Decía Lorca: "Al duende hay que despertarlo en las últimas habitaciones de la sangre". También decía que tiene sonidos negros, y cultura viejísima, milenaria, secreta (las cosas que sabes, pero no sabes por qué sabes) y que te sube de los pies a la cabeza y no al revés, ¡qué cosa, carajo!
Lorca, además, distinguía entre duende, ángel y musa. Sugería que el ángel y la musa son externos, te van por encima. El ángel deslumbra, la musa dicta, pero "la verdadera lucha es con el duende". O sea, el duende te ocupa el cuerpo. Te suplanta. A veces, toda la vida, y ríete tú de Ghost.
Decía Truman Capote: "Cuando dios le entrega a uno un don, le da también un látigo, y ese látigo es para autoflagelarse". Decía Goethe: "El talento es un poder misterioso que todos sienten y que ningún filósofo explica".
El talento tiene una cosa que da mucho coraje a los demás, a los obreros de las cosas, y es que se hace sin esfuerzo. El talento consigue que todo parezca sencillo. No se puede emular, lamentablemente. Por eso hay tanta peña enfadada, porque el talento no se imita, no es una técnica, no es un entreno. Es una mezcla enigmática de genes y espíritu. Es saber que las cosas sólo podían haber sido de esta manera, bajo esta luz, en este segundo, y de ninguna otra forma. Es saber que ningún otro muchacho que no se llamase Lamine Yamal, que no tuviese dieciséis años y rizos oscuros y tintados sobre la frente, hubiese podido marcar el gol que fue marcado el martes.

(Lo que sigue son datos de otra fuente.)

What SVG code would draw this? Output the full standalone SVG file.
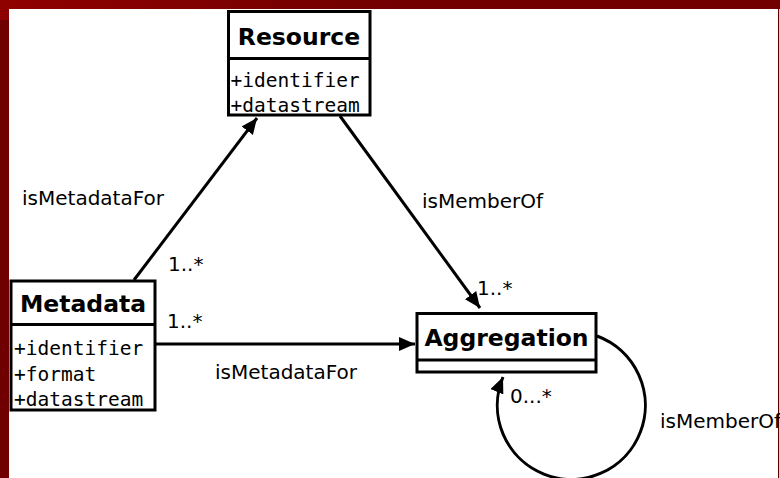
<svg xmlns="http://www.w3.org/2000/svg" width="780" height="478" viewBox="0 0 780 478">
  <defs>
    <linearGradient id="bandTop" x1="0" y1="0" x2="780" y2="0" gradientUnits="userSpaceOnUse">
      <stop offset="0" stop-color="#900000"/>
      <stop offset="0.45" stop-color="#740000"/>
      <stop offset="1" stop-color="#720000"/>
    </linearGradient>
    <marker id="arrow" markerUnits="userSpaceOnUse" markerWidth="18" markerHeight="14" refX="16" refY="7" orient="auto">
      <path d="M0,0 L16,7 L0,14 Z" fill="#000"/>
    </marker>
    <style>
      .box { fill: #fff; stroke: #000; stroke-width: 3; }
      .sep { stroke: #000; stroke-width: 3; }
      .title { font-family: "DejaVu Sans", sans-serif; font-weight: bold; font-size: 23.5px; text-anchor: middle; fill: #000; }
      .attr { font-family: "DejaVu Sans Mono", monospace; font-size: 19.5px; fill: #000; }
      .lbl { font-family: "DejaVu Sans", sans-serif; font-size: 20px; fill: #000; }
      .edge { fill: none; stroke: #000; stroke-width: 3; marker-end: url(#arrow); }
    </style>
  </defs>

  <!-- page background and frame -->
  <rect x="0" y="0" width="780" height="478" fill="#fff"/>
  <rect x="0" y="0" width="780" height="9" fill="url(#bandTop)"/>
  <rect x="0" y="9" width="9" height="11" fill="#8c0000"/>
  <rect x="0" y="20" width="9" height="458" fill="#700000"/>
  <rect x="778" y="9" width="1.2" height="469" fill="#5a0000"/>

  <!-- connectors -->
  <g id="connectors">
    <line class="edge" x1="134" y1="280" x2="257" y2="118"/>
    <line class="edge" x1="340" y1="116" x2="480" y2="308"/>
    <line class="edge" x1="155" y1="344" x2="415" y2="344"/>
    <path class="edge" d="M597,336 A74,74 0 1,1 503,377"/>
  </g>

  <!-- connector labels -->
  <g id="labels">
    <text class="lbl" x="22" y="205">isMetadataFor</text>
    <text class="lbl" x="168" y="271">1..*</text>
    <text class="lbl" x="422" y="208">isMemberOf</text>
    <text class="lbl" x="477" y="295">1..*</text>
    <text class="lbl" x="167" y="328">1..*</text>
    <text class="lbl" x="215" y="379">isMetadataFor</text>
    <text class="lbl" x="510" y="403">0...*</text>
    <text class="lbl" x="660" y="428">isMemberOf</text>
  </g>

  <!-- Resource class -->
  <g id="resource">
    <rect class="box" x="228.5" y="11.5" width="141.5" height="103.5"/>
    <line class="sep" x1="228.5" y1="58.5" x2="370" y2="58.5"/>
    <text class="title" x="299" y="44.5">Resource</text>
    <text class="attr" x="230.5" y="86.5">+identifier</text>
    <text class="attr" x="230.5" y="111.5">+datastream</text>
  </g>

  <!-- Metadata class -->
  <g id="metadata">
    <rect class="box" x="11" y="281" width="144" height="129"/>
    <line class="sep" x1="11" y1="324.5" x2="155" y2="324.5"/>
    <text class="title" x="83" y="311.5">Metadata</text>
    <text class="attr" x="14" y="355">+identifier</text>
    <text class="attr" x="14" y="380.5">+format</text>
    <text class="attr" x="14" y="406">+datastream</text>
  </g>

  <!-- Aggregation class -->
  <g id="aggregation">
    <rect class="box" x="417" y="313.5" width="179" height="58.5"/>
    <line class="sep" x1="417" y1="360" x2="596" y2="360"/>
    <text class="title" x="506.5" y="345.5">Aggregation</text>
  </g>
</svg>
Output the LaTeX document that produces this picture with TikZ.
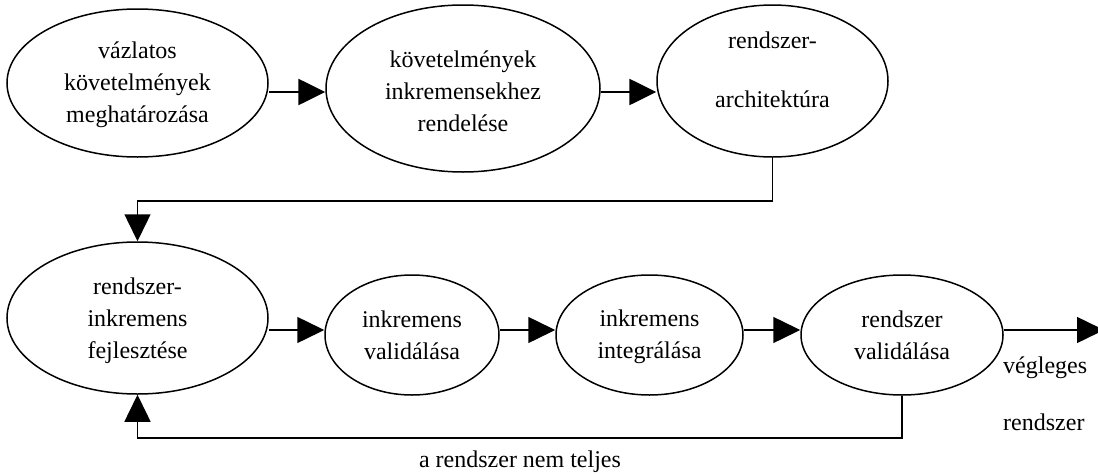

El talento es entender que hay algo escrito y algo recién creado, todo al mismo tiempo. Lo viejo y lo nuevo. La memoria y la fantasía. Esto y lo opuesto se mezclaron en ese minuto nocturno y brujo. Y entonces pasó algo único, irrepetible, vivo, móvil, húmedo, con una anatomía complejísima y acompasada como la del beso.
El talento, sobre todo, es personalidad.
El talento, muy a menudo, te vuelve un auténtico desgraciado.
No sé quién decía que los genios sólo sonríen cinco días al año.
Lamine Yamal ya lleva unos cuantos más.